Research into 'plastic' semiconductors has led to materials that can harvest the energy of the sun and convert it into electricity. Yet, current devices made with such semiconducting plastics are complex and require two materials to efficiently convert light into electricity. The current project explores whether eventually this structure could be simplified, possibly yielding devices based on a single material. For this, the effect of the local environment on the electronic and optical properties of the plastic semiconductor will be systematically investigated using model systems to test theories that predict that more efficient devices could be produced by making the local environment of the plastic semiconductor more polar. The fundamental insight achieved in this project will allow to design and produce new plastic semiconductors, improve the efficiency and potentially the stability of plastic-based solar cells, and will likely simplify their production so that they eventually could be printed similar to the way newspapers are printed.
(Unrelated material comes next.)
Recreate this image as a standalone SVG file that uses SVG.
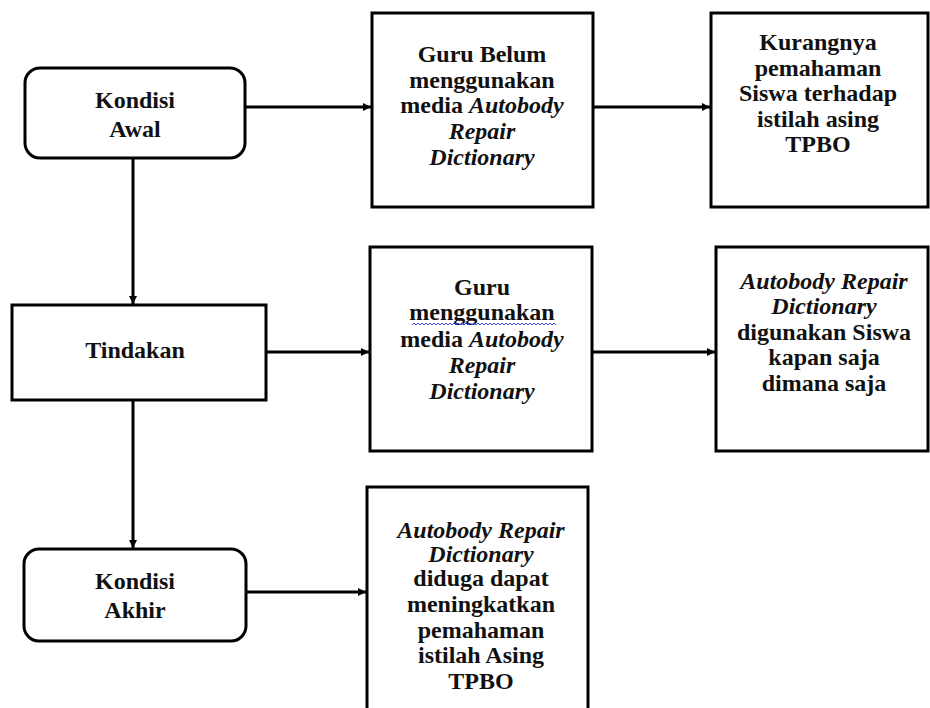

These all are factors that would improve the economic viability of plastic semiconductors in a range of applications and, in turn, would contribute to reduced greenhouse gas emission and facilitate implementation of concepts such as zero-energy housing and low-water-intensity farming based on solar cell integrations into greenhouses.
The planned work aims to significantly advance our fundamental understanding of how high-k environments affect the optoelectronic properties of polymer semiconductors. While the effective dielectric constant, k, of functional polymers can be manipulated via chemical design or the surrounding of the polymer, changes in molecular structure to create a high-k polymers also affect other features, including polarity, molecular packing, phase behavior, and electronic properties. As a consequence, few direct structure/function relations have been experimentally established to date. In this project, various current complications that have hindered the delivery of structure/function interrelations will be circumvented via i) separating the polymer self-assembly during processing from the introduction of the high-k material as much as possible, to allow for a clean before/after comparisons, and ii) pursuing new self-assembly strategies to create molecular hybrid materials and blends. These approaches allow to tune the lengthscales and specific interfacial areas of the self-assembly and, in turn, provide means to disentangle sought-after optoelectronic effects from other factors that might impact optoelectronic properties/materials performance. The knowledge gained during the project will be applied to polymer solar cells, which generally rely on donor:acceptor bulk heterojunctions to achieve efficient exciton splitting. A main goal of the project is to delineate if there is ever a pathway to significantly lower the exciton binding energy (and thus realize efficient exciton splitting in organic solar cells) by modifying k in the vicinity of relevant semiconducting polymer backbones or if one really needs to modify the backbone itself.
This award reflects NSF's statutory mission and has been deemed worthy of support through evaluation using the Foundation's intellectual merit and broader impacts review criteria.